Interesting enough, computers started with the idea of being mainly a utility. Computers in the 1970s and 1980s were too expensive for individuals and small companies to own them, so they were deployed as mainframes in centralized locations, and computing power was distributed to its users for a metered fee on used CPU. But unfortunately, back then, data sharing was quite difficult because of the modest data communication bandwidth available. So yes, you could have your data stored in some central location, but uploading or download it from a remote location could take huge amounts of time, unless you could walk or drive to the central computing facility and give them your tapes or stacks of cards. That’s one of the reasons that made personal computing so popular. So we went back from a utility to individual deployment just because the infrastructure was not able to properly support the distribution. But now it is a different story. Bandwidth increased enormously during the past few years, and the idea of a centralized computer became all of a sudden, and again, a viable and attractive alternative to personal computers. In just a couple of years the term “cloud computing” started to acquire immense popularity, indicating a model where computer power (CPU cycles) is distributed from a virtually centralized location to everywhere in the world. It does not take much imagination to see a future not far from now where we won’t buy full-fledged computers for our home or offices, but simple appliances which, once connected to the network, will be able to use the virtually infinite computer power and storage provided by the Amazons and Googles of the world. Keeping tens of thousands of song tracks, pictures, and movies stored in our home computers as we have done during the past years—with the added complication of keping them sorted, backed up, etc.—starts feeling a little bit outdated and unnecessary once you start using services like Pandora, Flick, or Netflix.

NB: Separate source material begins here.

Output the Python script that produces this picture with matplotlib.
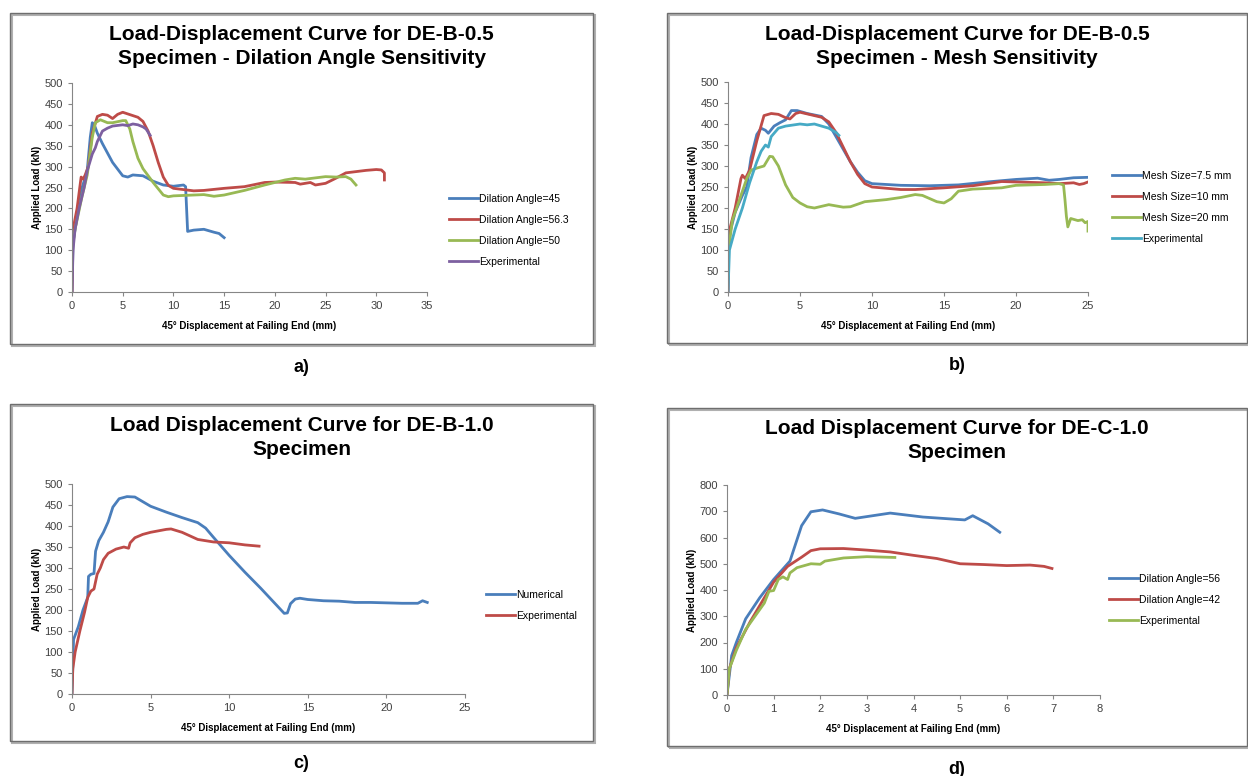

But let’s get back to the thing I wanted to talk about: the wick. The epilogue of Carr’s book starts by saying the wick is one of man’s greatest inventions as well as one of the most modest ones. It allowed to move from the primitive torchlight to the more civilized candles which remained the dominant lighting technology for hundreds of years, only substituted by the wickless gas lamp and then by Edison’s incandescent bulb. Indeed the bulb did bring huge benefits to the society and the industry but, in Carr’s own words, it also brought subtle and unexpected changes to the way people lived. The candle constituted a focal point for families. In the evening families gathered around the flickering light of a candle to talk, tell stories, be together. With the advent of electric light, the family started to disperse around the house, and each family member started to spend more time in their own rooms or spaces during the evening.
Other technologies brought societal changes of the order of magnitude of those brought by electric light. I remember when I was a kid, there was only one television in my house—like in most of the other people’s houses—and at that time in Italy we had only two TV channels. The whole family was waiting for the time, after dinner, to gather around the only TV and watch the pretty much only choice of show, or movie, because the choice of which channel to watch was often obvious: a thriller on one channel, a documentary on shepherding on the other, the most popular quiz show of the decade on one channel, chamber music on the other one. The whole family sat in front of the TV watching in silence, all together every night. I even remember when we bought the first washing machine – the first day we all sat in front of it in awe, waiting for the washing program to change from prewash, to wash, and rinse. That night the excitement of the new machine surpassed that of the show on TV. Then, with more TVs in the house, and with so many channels to chose form, that moment of togetherness disappeared, and everyone was in their room after dinner, listening to music or watching their favorite show. And no…we don’t watch washing machines anymore …
The same thing happened with computers. At the beginning of my work career, in the early 1980s, my wife and I used to live in the same building where a friend couple lived. We and the other couple decided to share the costs and buy a Commodore 64 together. There, after dinner, we were gathering in one of the two apartments, and play with our first home computer which had a TV as its monitor, and a cassette recorder as the only storage device, substituted one year later by a brand new shining 5 inch floppy disk unit. Hours and hours together, sipping wine and playing the Aztec Tomb, Pac Man, and Mission 5 rescue. Then PCs became cheap, cheap enough for each one of us to have our own and we stopped getting together to play video games. Then Internet and the Web came. I remember Mosaic, the first browse. I compiled it and installed it on my remote UNIX machine first, and then on my home PC. The first days of the Web created such an intense sense of curiosity that it was not uncommon for the whole family to gather around the PC and browse. Then we got use to it. More PCs at home, wireless internet, everyone navigating to wherever they felt like.
On the one hand the personal computer and the internet greatly contributed, more than any other technology, to the dispersion of the social nuclei. Browsing the internet, listening to online streamed music, watching online movies, is a personal affair, not a tribe gathering moment. But paradoxically, on the other hand, the internet helped people get closer. Who hasn’t found lost friends and connected again with them on Facebook, LinkedIn, or Skype? Or just googled the names of that old buddy of yours and found that he is now a famous writer, or has a webpage with his picture and email address? Our societal rules and rituals and the way we connect with each other are changing forever because of the technology—the web—who had one of the most large-scale impacts on the whole humanity. So, paradoxically the same internet which brought us apart brings together. Not in the same way as the wick, but in a way which is completely different and new.
When I was reading Carr’s book discussing how internet is giving everyone in a unique opportunity to publish and share their writings, pictures, movies, etc. , my first thought was of Andy Warhol famous quote “In the future everyone will be world-famous for 15 minutes." I don’t know if Andy Warhol envisioned something as big as the web, but definitely that is what the web is bringing us: the potential to get our 15 minutes of fame.